Published: November 19, 2001
With The Good People of New York, her first published novel, Thisbe Nissen has impressed critics with her discerning eye and smart, sassy voice. The novel is several stories in one--an absorbing tale of marriage, divorce, relationships, adolescence and coming of age in New York City. Among Nissen's strengths are vivid characters and an impressive emotional sensitivity that yields dead-on observations of teenage angst; a husband with emotions "so masked in a lifetime of politeness they'd lost the ability to affect him anymore"; a woman who reclaims her largely ignored Judaism and wears "her freshly excavated piety like a new blouse from Bendel's." Nissen grew up in Manhattan, graduated from Oberlin College and the Iowa Writers' Workshop, and was a James Michener Fellow. She lives in Iowa City, Iowa.

Credits: Novel, The Good People of New York (2001, Knopf); short story collection, Out of the Girls' Room and into the Night (Anchor), which won the 1999 John Simmons Short Fiction Award.

Why: I write to make sense of the world around me, to sort through and distill what I take in, trying to understand it. I've often had the sense that something isn't real until I write it down. Writing is one of the only things that has ever just made intuitive sense to me; it's how I process the world.

How: Sometimes I write longhand--stories seem doable in longhand; sometimes I work on a computer--it's easier to handle the bulk of a novel on a word processor. Mostly, I try to let whatever's coming just flood its way out, and then I deal with the mess later. I like mess. You can find a lot of good nuggets in the junkyard. Once I've got something, I just keep working it over until I've reached that precarious place where I think maybe it's good, and I think that it's going to lose whatever glimmer of hope it has if I muck with it anymore. Then I try to make myself stop futzing.

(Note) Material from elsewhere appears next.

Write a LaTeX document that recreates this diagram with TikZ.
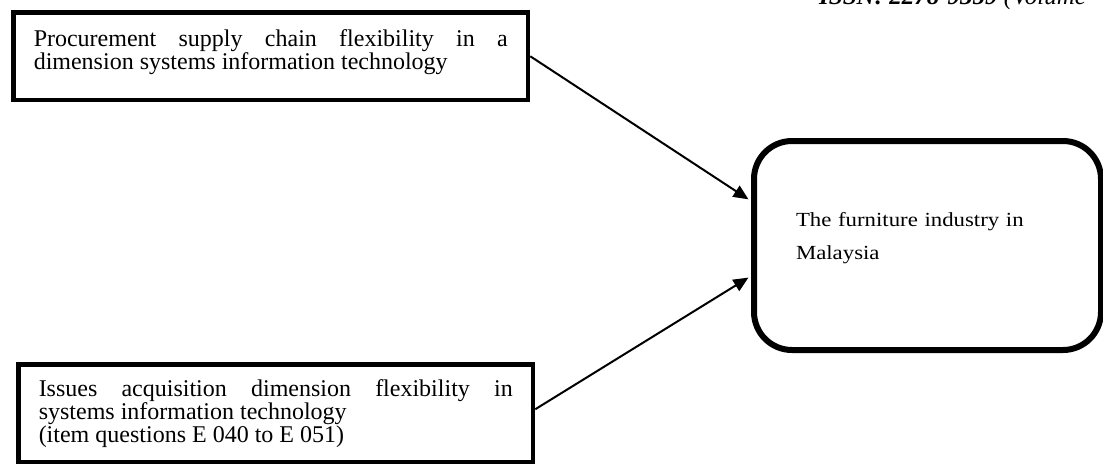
\documentclass[tikz,border=0pt]{standalone}
\usepackage{fontspec}
\setmainfont{Liberation Serif}
\newfontfamily\fwWide[FakeStretch=1.14]{Liberation Serif}
\usetikzlibrary{arrows.meta, calc}
\definecolor{fwInk}{HTML}{000000}
\setlength{\parindent}{0pt}
\tikzset{
  fwbox/.style={
    draw=fwInk, fill=white, line width=4.5pt, anchor=north west,
    text width=474pt, inner xsep=20.25pt, inner ysep=0pt,
    minimum width=514.5pt, align=justify,
    font=\fontsize{24}{22.5}\selectfont,
  },
  fwround/.style={
    draw=fwInk, fill=white, line width=6pt, rounded corners=38pt,
    anchor=north west, text width=263pt, inner xsep=42pt, inner ysep=0pt,
    minimum width=347pt, minimum height=209pt, align=left,
    font=\fwWide\fontsize{20}{33}\selectfont,
  },
  fwarrow/.style={
    -{Triangle[length=15pt, width=13pt]}, draw=fwInk, line width=2pt,
  },
}

\begin{document}
\begin{tikzpicture}[x=1pt, y=-1pt]
\useasboundingbox (0,0) rectangle (1103,464);

% Running head, cut by the page edge ----------------------------------------
\begin{scope}
  \clip (0,0) rectangle (1103,464);
  \node[anchor=base west, inner sep=0pt, font=\fontsize{25}{30}\selectfont]
    (issn) at (819,4) {\textbf{\textit{ISSN: 2278-9359}} \textit{(Volume-}};
\end{scope}

% Boxes ---------------------------------------------------------------------
\node[fwbox, minimum height=87.5pt, text depth=36pt] (proc) at (11.25,10.25) {%
  Procurement supply chain flexibility in a\linebreak
  dimension systems information technology};

\node[fwbox, minimum height=97.5pt, font=\fontsize{24}{23}\selectfont]
  (acq) at (16.25,362.25) {%
  Issues acquisition dimension flexibility in\linebreak
  systems information technology\newline
  (item questions E 040 to E 051)};

\node[fwround, text depth=53pt] (furn) at (751,138) {%
  The furniture industry in\newline Malaysia};

% Flow ----------------------------------------------------------------------
\draw[fwarrow, shorten >=3pt] (proc.east) -- ($(furn.west)+(0,-44.5)$);
\draw[fwarrow, shorten >=3pt] ($(acq.east)+(0,-4)$) -- ($(furn.west)+(0,30.5)$);

\end{tikzpicture}
\end{document}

I find that if I'm too sure of where I'm going with something, then I don't have much interest in going there. The discovery is what's exciting.

When and where: I'm not one of those writers who adheres to a strict schedule, though sometimes I wish I were. I write when something inside me needs to get written. Since writing really is the way I make sense of the world, and since the world rarely makes much sense on its own, I find I can write pretty much anywhere, anytime.

Ideas: Ideas are everywhere! I'm baffled by so many things I encounter in a normal day, it always feels like I've got more ideas than I could ever actually manage to grapple with and get written down.

Advice: Just write! I think one of the most inspiring things I've ever read about writing is in an essay by Gloria Anzaldua. She says: "Write with your eyes like painters, with your ears like musicians, with your feet like dancers. You are the truthsayer with quill and torch. Write with your tongues of fire. Don't let the pen banish you from yourself."